Aklavik mayor Andrew Charlie believes drug dealers could be the biggest winners of a coming shift in the way income support is paid to community members. Here’s the years-long backstory behind a strongly worded message he posted online on Monday.
Since 2011, the food allowance portions of income assistance payments in some Northwest Territories communities have been provided, at least partly, in the form of food vouchers instead of cash.
That change came at the request of local authorities, who felt that cash payments were often used to buy drugs, alcohol, or other items, instead of essential supplies like food for children.
However, in November last year, the territory’s Human Rights Adjudication Panel ruled that substituting cash with vouchers violated the human rights of residents receiving income assistance.
In response, the territorial government pledged to resume paying income assistance entirely in cash from February 1 this year.
In a statement released by the Hamlet of Aklavik on Monday, Charlie criticized that outcome and said drug dealers were already profiting from the expected influx of cash.
“We worry about the families that are in this situation,” Charlie’s statement read. “Will the children have a proper diet, are they safe?
“We understand that the majority of residents will be responsible and can provide for themselves and their families, however the ones that abuse the system now will continue to abuse the system. [It is now] much easier to neglect family needs to satisfy one’s addiction needs with encouragement by Income Support.
“We have heard that the drug dealers are now operating on a ‘buy now, pay later’ scheme to take advantage of this newfound wealth coming February 1, 2018.”
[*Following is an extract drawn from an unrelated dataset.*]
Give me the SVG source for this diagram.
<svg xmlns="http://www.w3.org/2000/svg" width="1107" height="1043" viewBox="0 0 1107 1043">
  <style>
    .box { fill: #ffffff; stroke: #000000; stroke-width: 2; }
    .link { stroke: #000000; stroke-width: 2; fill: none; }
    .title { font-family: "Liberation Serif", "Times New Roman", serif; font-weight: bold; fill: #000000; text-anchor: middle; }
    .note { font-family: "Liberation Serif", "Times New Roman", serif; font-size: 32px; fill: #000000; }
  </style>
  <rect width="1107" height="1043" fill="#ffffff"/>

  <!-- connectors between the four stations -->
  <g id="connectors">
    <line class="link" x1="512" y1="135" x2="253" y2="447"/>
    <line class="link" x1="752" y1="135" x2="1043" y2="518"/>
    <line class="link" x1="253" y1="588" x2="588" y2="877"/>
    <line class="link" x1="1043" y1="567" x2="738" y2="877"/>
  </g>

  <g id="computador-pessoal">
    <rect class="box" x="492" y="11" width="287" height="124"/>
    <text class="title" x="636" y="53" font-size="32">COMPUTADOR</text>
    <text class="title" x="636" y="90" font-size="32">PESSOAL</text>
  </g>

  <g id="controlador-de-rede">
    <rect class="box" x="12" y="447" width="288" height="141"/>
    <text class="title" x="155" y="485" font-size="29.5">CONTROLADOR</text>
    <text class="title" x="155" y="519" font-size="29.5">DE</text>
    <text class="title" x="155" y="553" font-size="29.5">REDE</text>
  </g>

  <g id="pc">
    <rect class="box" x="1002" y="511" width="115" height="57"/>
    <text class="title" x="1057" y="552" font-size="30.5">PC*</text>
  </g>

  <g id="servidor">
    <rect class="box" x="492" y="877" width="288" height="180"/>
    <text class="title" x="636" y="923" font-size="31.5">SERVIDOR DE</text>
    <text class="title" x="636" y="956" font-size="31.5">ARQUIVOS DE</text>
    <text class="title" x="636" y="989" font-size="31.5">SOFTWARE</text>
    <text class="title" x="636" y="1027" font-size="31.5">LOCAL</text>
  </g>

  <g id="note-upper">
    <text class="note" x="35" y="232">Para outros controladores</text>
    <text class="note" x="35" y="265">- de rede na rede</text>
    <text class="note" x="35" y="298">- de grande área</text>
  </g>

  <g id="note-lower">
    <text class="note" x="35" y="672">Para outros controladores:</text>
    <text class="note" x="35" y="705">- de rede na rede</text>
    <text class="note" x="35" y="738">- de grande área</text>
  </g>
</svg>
Charlie said the hamlet had approached local RCMP members – adding “we know who the drug dealers are” – to ask that everything “legally possible” be done to round up and prosecute the dealers.
The voucher system
Aklavik, Tuktoyaktuk, and Ulukhaktok are among 10 communities signed up to the system of replacing cash with food vouchers. The territorial government said that it was committed to “consistent, equitable access to all of our programs,” but would work with communities “in unique circumstances … to ensure the security and well-being of members.”
In September 2011, when the change came into effect in Tuktoyaktuk, resident Clara Bates told the CBC: “It’s like residential school all over again, or authority telling us what to do.”
Bates filed a complaint against the territorial government in 2013, leading to last November’s human rights ruling.
The adjudication panel, in publishing its decision, said Bates and several other complainants “have established on a balance of probabilities that they were discriminated against on the basis of social condition.” The panel said the complainants “were disadvantaged by the assumptions made about their ability to manage their own finances.”
At an earlier hearing in 2016, the panel had investigated the impact of the food voucher system in Tuktoyaktuk – in particular its effect on childhood hunger, which the system was in part designed to address.
Testifying to the panel, Karyn Hicks – who helped to author a territorial report on the food voucher program – said there was “no hard evidence … to indicate that the payment of food allowance in vouchers decreased the number of hungry children.”
The panel also heard that the food vouchers could be used to buy many items other than food, which undermined any attempt to rely on the program for reduction of child hunger.
In conclusion, the panel said there was no evidence to support the ‘stereotype’ of income assistance recipients spending the payments on drugs, alcohol, cigarettes, or candy, in lieu of food for their children. Providing food vouchers instead of cash, the panel ruled, stripped the complainants of their dignity.
In his statement, the Aklavik mayor called for a replacement system whereby recipients of income assistance would be required to show their previous month’s receipts before accessing their next cash payment, to demonstrate the purchase of appropriate items.
Many respondents on Facebook heavily criticized this proposal, claiming it to be as discriminatory as the initial food voucher solution or worse.
However, one Facebook user claiming to be a former school worker in the community wrote that “kids came to school literally starving, saying they didn’t have food at home.”
They added: “Obviously Aklavik has a mayor who is concerned about youth and family wellness. That is something to be proud of as others sit by and let it happen.”
But a former Aklavik resident countered: “Most people spend their money properly. How dare they make everyone show how they spend their money because of a few bad apples?”